The Atlanta Fed is the main seat of the Federal Reserve’s sixth district, which covers all of Alabama, Florida, and Georgia, as well as parts of Tennessee, Louisiana, and Mississippi. Bostic’s role is to study trends in the economy, and oversee monetary policy activities and bank regulation in the region. This year he also became a voting member of the Fed’s main interest rate-setting body in Washington DC, the Federal Open Market Committee (FOMC).

The symbolism is stark. The states of the sixth district were at the heart of the country’s civil rights movement, culminating a little over half a century ago, in the Civil Rights Act affording black Americans the same rights as their white peers.

Progress since has been achingly slow. The gulf between the economic lives of black and white Americans is still staggeringly wide. For example, average household wealth for a black family is about $17,000, one-tenth of white household wealth. In some respects, racial inequality has gotten worse.

Bostic isn’t the first black person to be a member of the powerful FOMC, which sets US interest rates thereby influencing everything from government borrowing costs to mortgages rates. The first was Andrew Brimmer, a sharecropper’s son from Louisiana, who was educated in racially segregated schools.

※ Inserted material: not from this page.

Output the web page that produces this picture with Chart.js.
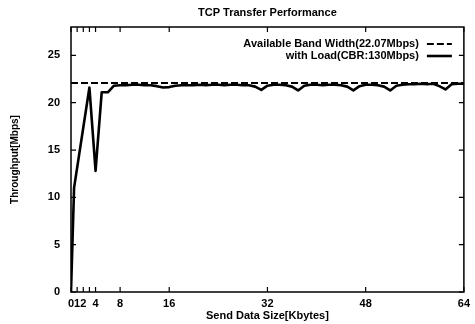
<!DOCTYPE html>
<html>
<head>
<meta charset="utf-8">
<script src="https://cdn.jsdelivr.net/npm/chart.js@4"></script>
<style>
  html, body { margin: 0; padding: 0; background: #fff; }
  #wrap { width: 475px; height: 324px; }
</style>
</head>
<body>
<div id="wrap"><canvas id="chart" width="475" height="324"></canvas></div>
<script>
// Data
const sizeKb = [0, 0.5, 3, 4, 5, 6, 7,
  8, 9, 10, 11, 12, 13, 14, 15, 16, 17, 18, 19, 20, 21, 22, 23, 24, 25, 26, 27, 28, 29, 30,
  31, 32, 33, 34, 35, 36, 37, 38, 39, 40, 41, 42, 43, 44, 45, 46, 47, 48, 49, 50, 51, 52,
  53, 54, 55, 56, 57, 58, 59, 60, 61, 62, 63, 64];
const throughput = [0, 11.0, 21.6, 12.8, 21.1, 21.1, 21.8,
  21.85, 21.85, 21.9, 21.9, 21.85, 21.85, 21.75, 21.6, 21.65, 21.8, 21.85, 21.85, 21.85, 21.9, 21.85, 21.9, 21.9, 21.85, 21.9, 21.9, 21.85, 21.85, 21.7,
  21.35, 21.8, 21.9, 21.9, 21.85, 21.7, 21.3, 21.8, 21.9, 21.9, 21.85, 21.9, 21.9, 21.85, 21.7, 21.3, 21.75, 21.9, 21.9, 21.85, 21.7, 21.3,
  21.8, 21.9, 21.95, 21.95, 22.0, 21.95, 22.0, 21.75, 21.4, 21.95, 22.0, 22.0];
const bandwidth = 22.07;                                   // Available band width (Mbps)
const xTicks = [0, 1, 2, 4, 8, 16, 32, 48, 64];            // Labelled x ticks
const xMarks = [0, 1, 2, 3, 4, 8, 16, 32, 48, 64];         // Tick marks on x axis
const yTicks = [0, 5, 10, 15, 20, 25];
const legendLabels = ['Available Band Width(22.07Mbps)', 'with Load(CBR:130Mbps)'];
const chartTitle = 'TCP Transfer Performance';

const fontFamily = '"Liberation Sans", Arial, sans-serif';

// Points for the datasets
const loadPoints = sizeKb.map((x, i) => ({ x: x, y: throughput[i] }));
const bandPoints = [{ x: 0, y: bandwidth }, { x: 64, y: bandwidth }];

// Frame, inner tick marks, title and legend (gnuplot style)
const framePlugin = {
  id: 'frame',
  afterDatasetsDraw(chart) {
    const { ctx, chartArea: a, scales: { x, y } } = chart;
    const len = 5;

    ctx.save();
    ctx.strokeStyle = '#000';
    ctx.lineWidth = 1.5;
    ctx.setLineDash([]);
    ctx.strokeRect(a.left, a.top, a.right - a.left, a.bottom - a.top);

    ctx.lineWidth = 1.2;
    ctx.beginPath();
    xMarks.forEach((v) => {
      const px = x.getPixelForValue(v);
      ctx.moveTo(px, a.bottom); ctx.lineTo(px, a.bottom - len);
      ctx.moveTo(px, a.top);    ctx.lineTo(px, a.top + len);
    });
    yTicks.forEach((v) => {
      const py = y.getPixelForValue(v);
      ctx.moveTo(a.left, py);  ctx.lineTo(a.left + len, py);
      ctx.moveTo(a.right, py); ctx.lineTo(a.right - len, py);
    });
    ctx.stroke();

    // Title centred over the plot area
    ctx.fillStyle = '#000';
    ctx.font = 'bold 11px ' + fontFamily;
    ctx.textAlign = 'center';
    ctx.textBaseline = 'middle';
    ctx.fillText(chartTitle, (a.left + a.right) / 2, 13);

    // Legend: right aligned text with sample line on its right
    ctx.textAlign = 'right';
    const rows = [a.top + 17, a.top + 29];
    chart.data.datasets.forEach((ds, i) => {
      ctx.fillText(legendLabels[i], a.right - 45, rows[i]);
      ctx.beginPath();
      ctx.lineWidth = ds.borderWidth;
      ctx.setLineDash(ds.borderDash || []);
      ctx.moveTo(a.right - 37, rows[i]);
      ctx.lineTo(a.right - 12, rows[i]);
      ctx.stroke();
    });
    ctx.restore();
  },
};

new Chart(document.getElementById('chart'), {
  type: 'line',
  data: {
    datasets: [
      {
        label: legendLabels[0],
        data: bandPoints,
        borderColor: '#000',
        borderWidth: 2,
        borderDash: [7, 3],
        pointRadius: 0,
        tension: 0,
      },
      {
        label: legendLabels[1],
        data: loadPoints,
        borderColor: '#000',
        borderWidth: 2.6,
        borderJoinStyle: 'round',
        pointRadius: 0,
        tension: 0,
      },
    ],
  },
  options: {
    responsive: false,
    animation: false,
    events: [],
    layout: { padding: { left: 0, right: 9, top: 27, bottom: 0 } },
    scales: {
      x: {
        type: 'linear',
        min: 0,
        max: 64,
        grid: { display: false, drawTicks: false },
        border: { display: false },
        afterBuildTicks: (s) => { s.ticks = xTicks.map((v) => ({ value: v })); },
        afterFit: (s) => { s.height = 32; },
        ticks: {
          autoSkip: false,
          maxRotation: 0,
          padding: 5,
          color: '#000',
          font: { family: fontFamily, size: 11, weight: 'bold' },
        },
        title: {
          display: true,
          text: 'Send Data Size[Kbytes]',
          color: '#000',
          padding: { top: 0, bottom: 1 },
          font: { family: fontFamily, size: 11, weight: 'bold' },
        },
      },
      y: {
        min: 0,
        max: 28,
        grid: { display: false, drawTicks: false },
        border: { display: false },
        afterBuildTicks: (s) => { s.ticks = yTicks.map((v) => ({ value: v })); },
        afterFit: (s) => { s.width = 71; },
        ticks: {
          padding: 11,
          color: '#000',
          font: { family: fontFamily, size: 11, weight: 'bold' },
        },
        title: {
          display: true,
          text: 'Throughput[Mbps]',
          color: '#000',
          padding: { top: 9, bottom: 0 },
          font: { family: fontFamily, size: 10, weight: 'bold' },
        },
      },
    },
    plugins: {
      legend: { display: false },
      tooltip: { enabled: false },
      title: { display: false },
    },
  },
  plugins: [framePlugin],
});
</script>
</body>
</html>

In 1966, Brimmer was appointed by president Lyndon Johnson to an eight-year term on the Fed’s board of governors.

In the intervening 43 years, just two other black people have served on the FOMC, both men—Emmett J. Rice and Roger W. Ferguson Jr. Two other men of color, Narayana Kocherlakota and Neel Kashkari, both of Indian descent, have served as heads of the Minneapolis Fed. That makes six non-whites out of a total of 235 people who have served on the Fed’s Board of Governors or been president of a regional Fed since it first met in 1914. It’s worth adding that just 16 women have ever been on the rate-setting committee, which is made up of the members of the board and a rotating schedule of regional Fed presidents.

This is part of Remaking Economics, a series exploring foundational changes to a field that shapes how we understand the world. Read the other parts about the re-education of Economics 101 and the reinvention of macroeconomics after the crash

This lack of diversity at the very highest echelons of economic policymaking reflects a similar lack of diversity across the economics profession as a whole. It’s one that leads to a lack of attention to issues that specifically affect minorities in everything from economic research to the macroeconomic models used to understand the world to public policy decisions. But it also deprives economics, in general, of its best chance to serve the public most effectively. A narrow pipeline of economists has created a profession vulnerable to groupthink. Lacking the widest possible range of perspectives, life experiences, and expertise, the profession stands to miss crucial information, and make poor decisions. This is a charge that was laid on the Federal Reserve after the 2008 financial crisis.

How different would US economic policy be if people from ethnic minorities more consistently took part in policymaking? How different would policies be if the macroeconomic models they were founded on more fully reflected people’s lived experiences? A black man living in the US doesn’t need a research study to tell him his chances of good employment and decent credit are worse than for his white peers. But maybe a policymaker does.

The Fed’s blindspot

Bostic is an expert in housing and unfair lending practices. In the late 1990s, he worked at the Federal Reserve, where he won an award for his work on the Community Reinvestment Act. The CRA was introduced to reduce the discriminatory lending practices that resulted from redlining, a 1930s federal policy that marked areas that housed minorities as hazardous and restricted their access to mortgages. The CRA made banks lend money to the low- and moderate-income communities in which they were based. Bostic produced a major report on the CRA for Congress, based on a national survey that showed that these loans weren’t unduly high risk and were often also profitable.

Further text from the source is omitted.